Tomorrow is Election Day.  For Maryland/D.C./Virginia poker players, not only will tomorrow's election decide our next President, it will also determine whether we must continue driving to West Virginia, Delaware, Pennsylvania and Atlantic City to play cards. 
 
As I mentioned in an earlier post, Penn National, owner of nearby Charles Town Casino in West Virginia, has waged an unprecedented ad campaign against Proposition 7 (which would permit table games in existing Maryland Casinos and would allow for another casino to be built by National Harbor, just outside D.C.).  Penn National has spent approximately $40 million on negative ads.  Yes, $40 million . . .. 

  • "MONEY FOR EDUCATION? WE HEARD THAT BEFORE WITH THE LOTTERY!!!!

  • "THERE'S NO GUARANTY THE MONEY WILL ACTUALLY GO TO EDUCATION!!!"

And, as a result, according to recent polls, Prop 7 is a toss-up, at best.
 
Putting aside those who are simply morally opposed to gambling, there seems to be no valid reason to vote down this prop.  Even assuming some truth to Penn National's ads, it's still hard to see the downside to this initiative.  Yet, plenty of people are against gaming expansion.  As one person commented this afternoon on a Washington Post Online article on the prop:

"The vision is for the casino owners to pull up in Brinks armored cars with sacks of cash while the sucker local blacks continue to get ripped off.....I already voted NO."

Um.  OK.  Well done, sir.  First, Maryland already has (or has approved) five casinos.  Currently, they offer only slots.  For those concerned that table games and one additional casino are going to disproportionately impact the lower class, give me a break . . . The most -EV games are already widely available.  If poor people want to donk away their paychecks, they already have the ability.  
 
Another women posted this:
 
i just read the question 7 bill on the state website. no where does it say anything about money earmarked for the schools will go exclusively to the schools. the gov/legislature can use it as needed. i'm voting no on that alone.
 
Really?  Really?!?  I mean, come on.  REALLY!?!?!?  Even assuming the increased tax revenue does not go to fund education, it's still increased tax revenue.  How is increased tax revenue ever a bad thing when it's coming from gaming proceeds?  Would people rather the State increase income, sales or property taxes?  Essentially, MGM is going to build a world class gaming resort, and Jim Murren is going to hand over 50% of the take to the State.  Who gives a shit if that money goes to education, or whether it goes to funding public works, or whether it's used simply to bridge the budget deficit.  WHO CARES!  It's revenue the state otherwise would not have.  Yet, clearly, based on the comments I've seen, Penn National has succeeded in transforming the debate into whether or not Maryland's legislators can be trusted when they say the money will be used for education.   Penn National has flashed a metaphoric shiny object in front of Maryland citizens, and far too many have clearly been distracted . . .
 
Finally, opponents of gaming expansion challenge MGM's claims that a new casino at National Harbor will create thousands of construction jobs and 4,000 permanent resort-related jobs.  Seems to me, this is axiomatic.  Critics contend, however, that many of the construction jobs will be performed by out-of-state union workers.
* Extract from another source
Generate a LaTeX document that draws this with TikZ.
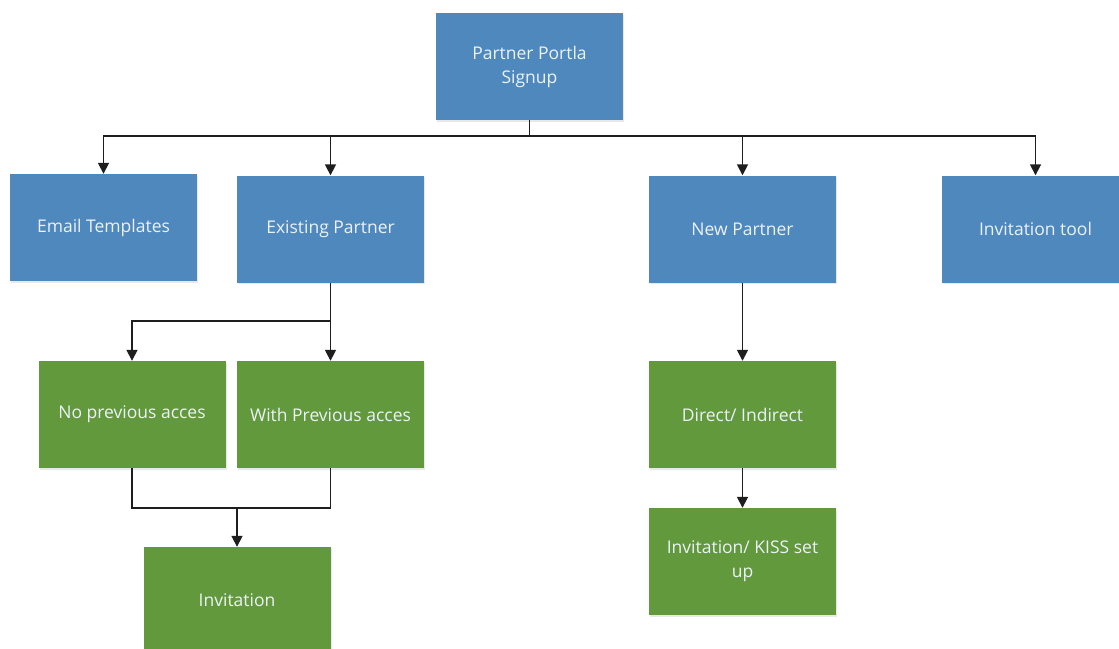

I have no idea whether this is true or not.  But, again, lets assume it is true.  So what?  So some of the temporary construction jobs will go to non-Maryland residents.  Is this a reason to vote down the prop?  A new casino will still create construction jobs, regardless who will be filling them.  And, perhaps more importantly, both the new MGM resort, as well as the five existing casinos, will be hiring thousands of new workers to man the table games, restaurants, hotel, and other amenities.  These jobs will no doubt be going to local residents.
 
The bottom line (at least in the eyes of The Poker Barrister) is this:  where is the downside?  Aside from the few ideologues who believe gambling is immoral, why would anyone vote against this?   
 
If Proposition 7 fails, I have little doubt the result will be owed to Penn National's persistent negative adds coupled with the average citizen's inability to perform independent thought.  And, the kicker, of course, will come a year from now, when MGM has gone away, and it's Penn National that's lobbying the State for a new referendum permitting table games so that it can expand its Maryland facilities at Perryville and Rosecroft Raceway. Should such day come, I only hope the hypocracy is not lost on the sheep . . .

-PPP             
 
 
 
 
 
  
 
 
 

6 comments:

  1. Hard for me to understand why people vote against new sources of revenue and jobs. That being said:

    Question: "Even assuming the increased tax revenue does not go to fund education, it's still increased tax revenue. How is increased tax revenue ever a bad thing when it's coming from gaming proceeds?"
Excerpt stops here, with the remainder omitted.